-- BEGIN DATASET EXCERPT --

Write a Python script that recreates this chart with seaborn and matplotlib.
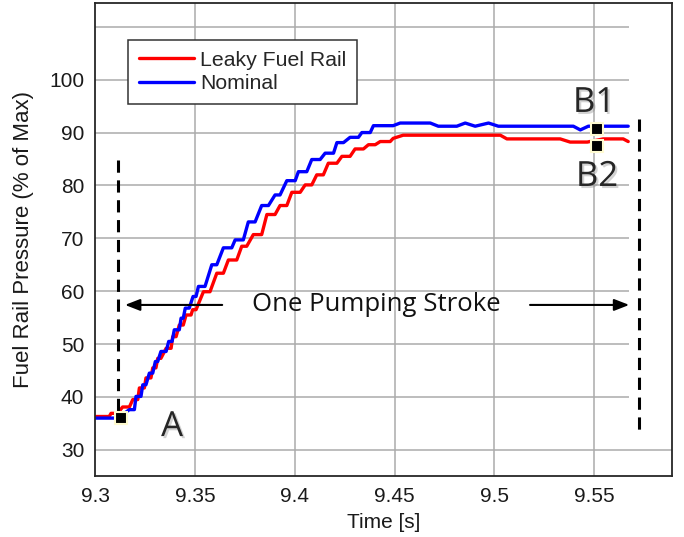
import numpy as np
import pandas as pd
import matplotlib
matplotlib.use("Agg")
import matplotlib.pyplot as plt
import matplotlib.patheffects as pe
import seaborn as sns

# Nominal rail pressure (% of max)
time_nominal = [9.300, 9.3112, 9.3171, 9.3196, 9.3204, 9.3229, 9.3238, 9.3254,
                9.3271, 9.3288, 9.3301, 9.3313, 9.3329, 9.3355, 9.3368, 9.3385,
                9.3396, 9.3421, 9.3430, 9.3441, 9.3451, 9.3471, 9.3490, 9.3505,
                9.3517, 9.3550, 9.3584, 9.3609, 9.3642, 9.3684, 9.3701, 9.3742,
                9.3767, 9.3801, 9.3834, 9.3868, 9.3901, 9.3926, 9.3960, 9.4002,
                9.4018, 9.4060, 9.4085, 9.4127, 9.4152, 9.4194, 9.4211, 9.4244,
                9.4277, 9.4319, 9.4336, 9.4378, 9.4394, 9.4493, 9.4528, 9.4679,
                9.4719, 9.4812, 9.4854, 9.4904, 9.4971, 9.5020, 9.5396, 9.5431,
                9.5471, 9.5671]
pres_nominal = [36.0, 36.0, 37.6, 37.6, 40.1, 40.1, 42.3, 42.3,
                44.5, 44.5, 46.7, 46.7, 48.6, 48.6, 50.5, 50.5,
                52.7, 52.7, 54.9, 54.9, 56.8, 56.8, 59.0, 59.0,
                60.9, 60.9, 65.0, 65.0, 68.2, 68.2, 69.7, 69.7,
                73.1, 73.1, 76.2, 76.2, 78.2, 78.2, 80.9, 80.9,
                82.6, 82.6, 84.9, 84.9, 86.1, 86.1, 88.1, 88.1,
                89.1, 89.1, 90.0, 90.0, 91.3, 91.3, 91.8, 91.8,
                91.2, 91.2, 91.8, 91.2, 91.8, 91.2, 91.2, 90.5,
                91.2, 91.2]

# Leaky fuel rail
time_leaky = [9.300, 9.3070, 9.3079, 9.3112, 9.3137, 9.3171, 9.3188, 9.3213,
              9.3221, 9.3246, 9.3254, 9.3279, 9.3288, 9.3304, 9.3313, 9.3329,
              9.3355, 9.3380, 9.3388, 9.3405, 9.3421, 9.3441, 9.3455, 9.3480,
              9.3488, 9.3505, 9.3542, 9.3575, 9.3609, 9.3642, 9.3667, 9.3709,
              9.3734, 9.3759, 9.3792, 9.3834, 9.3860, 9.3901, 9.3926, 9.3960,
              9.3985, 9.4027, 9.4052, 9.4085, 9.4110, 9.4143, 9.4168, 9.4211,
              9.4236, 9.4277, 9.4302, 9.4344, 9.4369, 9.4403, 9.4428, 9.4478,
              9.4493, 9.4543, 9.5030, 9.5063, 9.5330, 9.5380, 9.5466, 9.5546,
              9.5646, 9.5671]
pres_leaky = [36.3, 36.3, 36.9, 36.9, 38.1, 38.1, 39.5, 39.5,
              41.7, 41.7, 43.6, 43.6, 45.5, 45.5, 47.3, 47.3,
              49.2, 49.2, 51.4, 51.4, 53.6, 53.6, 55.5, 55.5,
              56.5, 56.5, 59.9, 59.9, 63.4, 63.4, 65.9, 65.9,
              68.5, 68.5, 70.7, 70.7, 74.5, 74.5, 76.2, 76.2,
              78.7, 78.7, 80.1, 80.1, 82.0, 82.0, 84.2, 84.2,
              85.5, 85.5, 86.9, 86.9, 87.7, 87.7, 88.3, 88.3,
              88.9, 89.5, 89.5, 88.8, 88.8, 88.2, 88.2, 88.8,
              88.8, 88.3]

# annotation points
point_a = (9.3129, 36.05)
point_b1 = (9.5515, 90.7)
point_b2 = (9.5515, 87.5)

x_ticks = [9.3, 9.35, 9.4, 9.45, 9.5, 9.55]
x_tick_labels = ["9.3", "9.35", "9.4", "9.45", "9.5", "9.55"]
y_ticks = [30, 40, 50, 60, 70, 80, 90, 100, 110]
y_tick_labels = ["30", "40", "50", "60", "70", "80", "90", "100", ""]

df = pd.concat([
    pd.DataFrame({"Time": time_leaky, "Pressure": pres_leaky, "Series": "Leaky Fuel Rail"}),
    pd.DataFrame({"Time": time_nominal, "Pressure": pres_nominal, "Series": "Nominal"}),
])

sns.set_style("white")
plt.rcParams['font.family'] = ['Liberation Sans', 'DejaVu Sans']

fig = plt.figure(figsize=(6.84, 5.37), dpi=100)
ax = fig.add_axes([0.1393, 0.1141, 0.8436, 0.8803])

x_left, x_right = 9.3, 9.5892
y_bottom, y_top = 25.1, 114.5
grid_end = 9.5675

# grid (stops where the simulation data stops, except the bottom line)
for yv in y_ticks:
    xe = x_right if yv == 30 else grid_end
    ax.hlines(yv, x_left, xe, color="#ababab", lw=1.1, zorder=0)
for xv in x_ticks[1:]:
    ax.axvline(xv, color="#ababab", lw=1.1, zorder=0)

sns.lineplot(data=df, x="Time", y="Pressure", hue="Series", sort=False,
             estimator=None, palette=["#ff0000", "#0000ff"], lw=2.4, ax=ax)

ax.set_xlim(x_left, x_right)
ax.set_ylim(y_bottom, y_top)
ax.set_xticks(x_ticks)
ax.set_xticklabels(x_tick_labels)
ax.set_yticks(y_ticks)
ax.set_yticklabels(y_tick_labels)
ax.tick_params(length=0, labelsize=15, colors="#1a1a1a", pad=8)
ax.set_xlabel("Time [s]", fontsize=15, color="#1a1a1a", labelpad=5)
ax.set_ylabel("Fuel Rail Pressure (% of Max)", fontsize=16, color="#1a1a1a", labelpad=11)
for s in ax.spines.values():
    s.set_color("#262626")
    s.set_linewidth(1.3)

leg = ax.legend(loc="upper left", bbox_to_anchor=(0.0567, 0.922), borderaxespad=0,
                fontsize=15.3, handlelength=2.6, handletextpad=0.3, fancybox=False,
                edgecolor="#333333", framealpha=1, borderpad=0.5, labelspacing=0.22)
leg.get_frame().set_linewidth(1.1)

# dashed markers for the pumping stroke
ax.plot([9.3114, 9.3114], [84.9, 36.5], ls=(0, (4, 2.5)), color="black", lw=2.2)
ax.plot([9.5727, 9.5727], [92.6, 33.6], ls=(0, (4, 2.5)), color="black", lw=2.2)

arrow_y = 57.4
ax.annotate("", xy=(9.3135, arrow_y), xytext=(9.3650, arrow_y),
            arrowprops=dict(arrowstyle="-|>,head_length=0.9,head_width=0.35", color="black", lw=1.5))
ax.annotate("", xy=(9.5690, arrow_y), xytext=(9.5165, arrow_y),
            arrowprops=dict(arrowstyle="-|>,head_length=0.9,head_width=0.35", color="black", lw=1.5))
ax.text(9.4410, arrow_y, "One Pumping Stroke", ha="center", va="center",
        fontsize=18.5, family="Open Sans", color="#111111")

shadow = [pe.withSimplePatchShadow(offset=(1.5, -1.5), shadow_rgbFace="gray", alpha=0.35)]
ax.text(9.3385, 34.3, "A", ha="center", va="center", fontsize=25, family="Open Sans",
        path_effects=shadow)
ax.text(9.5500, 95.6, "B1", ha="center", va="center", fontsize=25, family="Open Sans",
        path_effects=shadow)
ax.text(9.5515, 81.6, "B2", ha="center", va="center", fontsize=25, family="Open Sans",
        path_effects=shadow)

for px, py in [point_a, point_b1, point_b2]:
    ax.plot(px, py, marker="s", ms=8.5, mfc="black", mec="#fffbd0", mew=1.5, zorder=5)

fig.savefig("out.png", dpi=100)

-- END DATASET EXCERPT --

◆ TASK DIRECTIONS ◆
Without the pictures, transcribe the listing above exactly.

◆ EXERCISE RESULT ◆
Write a Python script that recreates this chart with seaborn and matplotlib.
import numpy as np
import pandas as pd
import matplotlib
matplotlib.use("Agg")
import matplotlib.pyplot as plt
import matplotlib.patheffects as pe
import seaborn as sns

# Nominal rail pressure (% of max)
time_nominal = [9.300, 9.3112, 9.3171, 9.3196, 9.3204, 9.3229, 9.3238, 9.3254,
                9.3271, 9.3288, 9.3301, 9.3313, 9.3329, 9.3355, 9.3368, 9.3385,
                9.3396, 9.3421, 9.3430, 9.3441, 9.3451, 9.3471, 9.3490, 9.3505,
                9.3517, 9.3550, 9.3584, 9.3609, 9.3642, 9.3684, 9.3701, 9.3742,
                9.3767, 9.3801, 9.3834, 9.3868, 9.3901, 9.3926, 9.3960, 9.4002,
                9.4018, 9.4060, 9.4085, 9.4127, 9.4152, 9.4194, 9.4211, 9.4244,
                9.4277, 9.4319, 9.4336, 9.4378, 9.4394, 9.4493, 9.4528, 9.4679,
                9.4719, 9.4812, 9.4854, 9.4904, 9.4971, 9.5020, 9.5396, 9.5431,
                9.5471, 9.5671]
pres_nominal = [36.0, 36.0, 37.6, 37.6, 40.1, 40.1, 42.3, 42.3,
                44.5, 44.5, 46.7, 46.7, 48.6, 48.6, 50.5, 50.5,
                52.7, 52.7, 54.9, 54.9, 56.8, 56.8, 59.0, 59.0,
                60.9, 60.9, 65.0, 65.0, 68.2, 68.2, 69.7, 69.7,
                73.1, 73.1, 76.2, 76.2, 78.2, 78.2, 80.9, 80.9,
                82.6, 82.6, 84.9, 84.9, 86.1, 86.1, 88.1, 88.1,
                89.1, 89.1, 90.0, 90.0, 91.3, 91.3, 91.8, 91.8,
                91.2, 91.2, 91.8, 91.2, 91.8, 91.2, 91.2, 90.5,
                91.2, 91.2]

# Leaky fuel rail
time_leaky = [9.300, 9.3070, 9.3079, 9.3112, 9.3137, 9.3171, 9.3188, 9.3213,
              9.3221, 9.3246, 9.3254, 9.3279, 9.3288, 9.3304, 9.3313, 9.3329,
              9.3355, 9.3380, 9.3388, 9.3405, 9.3421, 9.3441, 9.3455, 9.3480,
              9.3488, 9.3505, 9.3542, 9.3575, 9.3609, 9.3642, 9.3667, 9.3709,
              9.3734, 9.3759, 9.3792, 9.3834, 9.3860, 9.3901, 9.3926, 9.3960,
              9.3985, 9.4027, 9.4052, 9.4085, 9.4110, 9.4143, 9.4168, 9.4211,
              9.4236, 9.4277, 9.4302, 9.4344, 9.4369, 9.4403, 9.4428, 9.4478,
              9.4493, 9.4543, 9.5030, 9.5063, 9.5330, 9.5380, 9.5466, 9.5546,
              9.5646, 9.5671]
pres_leaky = [36.3, 36.3, 36.9, 36.9, 38.1, 38.1, 39.5, 39.5,
              41.7, 41.7, 43.6, 43.6, 45.5, 45.5, 47.3, 47.3,
              49.2, 49.2, 51.4, 51.4, 53.6, 53.6, 55.5, 55.5,
              56.5, 56.5, 59.9, 59.9, 63.4, 63.4, 65.9, 65.9,
              68.5, 68.5, 70.7, 70.7, 74.5, 74.5, 76.2, 76.2,
              78.7, 78.7, 80.1, 80.1, 82.0, 82.0, 84.2, 84.2,
              85.5, 85.5, 86.9, 86.9, 87.7, 87.7, 88.3, 88.3,
              88.9, 89.5, 89.5, 88.8, 88.8, 88.2, 88.2, 88.8,
              88.8, 88.3]

# annotation points
point_a = (9.3129, 36.05)
point_b1 = (9.5515, 90.7)
point_b2 = (9.5515, 87.5)

x_ticks = [9.3, 9.35, 9.4, 9.45, 9.5, 9.55]
x_tick_labels = ["9.3", "9.35", "9.4", "9.45", "9.5", "9.55"]
y_ticks = [30, 40, 50, 60, 70, 80, 90, 100, 110]
y_tick_labels = ["30", "40", "50", "60", "70", "80", "90", "100", ""]

df = pd.concat([
    pd.DataFrame({"Time": time_leaky, "Pressure": pres_leaky, "Series": "Leaky Fuel Rail"}),
    pd.DataFrame({"Time": time_nominal, "Pressure": pres_nominal, "Series": "Nominal"}),
])

sns.set_style("white")
plt.rcParams['font.family'] = ['Liberation Sans', 'DejaVu Sans']

fig = plt.figure(figsize=(6.84, 5.37), dpi=100)
ax = fig.add_axes([0.1393, 0.1141, 0.8436, 0.8803])

x_left, x_right = 9.3, 9.5892
y_bottom, y_top = 25.1, 114.5
grid_end = 9.5675

# grid (stops where the simulation data stops, except the bottom line)
for yv in y_ticks:
    xe = x_right if yv == 30 else grid_end
    ax.hlines(yv, x_left, xe, color="#ababab", lw=1.1, zorder=0)
for xv in x_ticks[1:]:
    ax.axvline(xv, color="#ababab", lw=1.1, zorder=0)

sns.lineplot(data=df, x="Time", y="Pressure", hue="Series", sort=False,
             estimator=None, palette=["#ff0000", "#0000ff"], lw=2.4, ax=ax)

ax.set_xlim(x_left, x_right)
ax.set_ylim(y_bottom, y_top)
ax.set_xticks(x_ticks)
ax.set_xticklabels(x_tick_labels)
ax.set_yticks(y_ticks)
ax.set_yticklabels(y_tick_labels)
ax.tick_params(length=0, labelsize=15, colors="#1a1a1a", pad=8)
ax.set_xlabel("Time [s]", fontsize=15, color="#1a1a1a", labelpad=5)
ax.set_ylabel("Fuel Rail Pressure (% of Max)", fontsize=16, color="#1a1a1a", labelpad=11)
for s in ax.spines.values():
    s.set_color("#262626")
    s.set_linewidth(1.3)

leg = ax.legend(loc="upper left", bbox_to_anchor=(0.0567, 0.922), borderaxespad=0,
                fontsize=15.3, handlelength=2.6, handletextpad=0.3, fancybox=False,
                edgecolor="#333333", framealpha=1, borderpad=0.5, labelspacing=0.22)
leg.get_frame().set_linewidth(1.1)

# dashed markers for the pumping stroke
ax.plot([9.3114, 9.3114], [84.9, 36.5], ls=(0, (4, 2.5)), color="black", lw=2.2)
ax.plot([9.5727, 9.5727], [92.6, 33.6], ls=(0, (4, 2.5)), color="black", lw=2.2)

arrow_y = 57.4
ax.annotate("", xy=(9.3135, arrow_y), xytext=(9.3650, arrow_y),
            arrowprops=dict(arrowstyle="-|>,head_length=0.9,head_width=0.35", color="black", lw=1.5))
ax.annotate("", xy=(9.5690, arrow_y), xytext=(9.5165, arrow_y),
            arrowprops=dict(arrowstyle="-|>,head_length=0.9,head_width=0.35", color="black", lw=1.5))
ax.text(9.4410, arrow_y, "One Pumping Stroke", ha="center", va="center",
        fontsize=18.5, family="Open Sans", color="#111111")

shadow = [pe.withSimplePatchShadow(offset=(1.5, -1.5), shadow_rgbFace="gray", alpha=0.35)]
ax.text(9.3385, 34.3, "A", ha="center", va="center", fontsize=25, family="Open Sans",
        path_effects=shadow)
ax.text(9.5500, 95.6, "B1", ha="center", va="center", fontsize=25, family="Open Sans",
        path_effects=shadow)
ax.text(9.5515, 81.6, "B2", ha="center", va="center", fontsize=25, family="Open Sans",
        path_effects=shadow)

for px, py in [point_a, point_b1, point_b2]:
    ax.plot(px, py, marker="s", ms=8.5, mfc="black", mec="#fffbd0", mew=1.5, zorder=5)

fig.savefig("out.png", dpi=100)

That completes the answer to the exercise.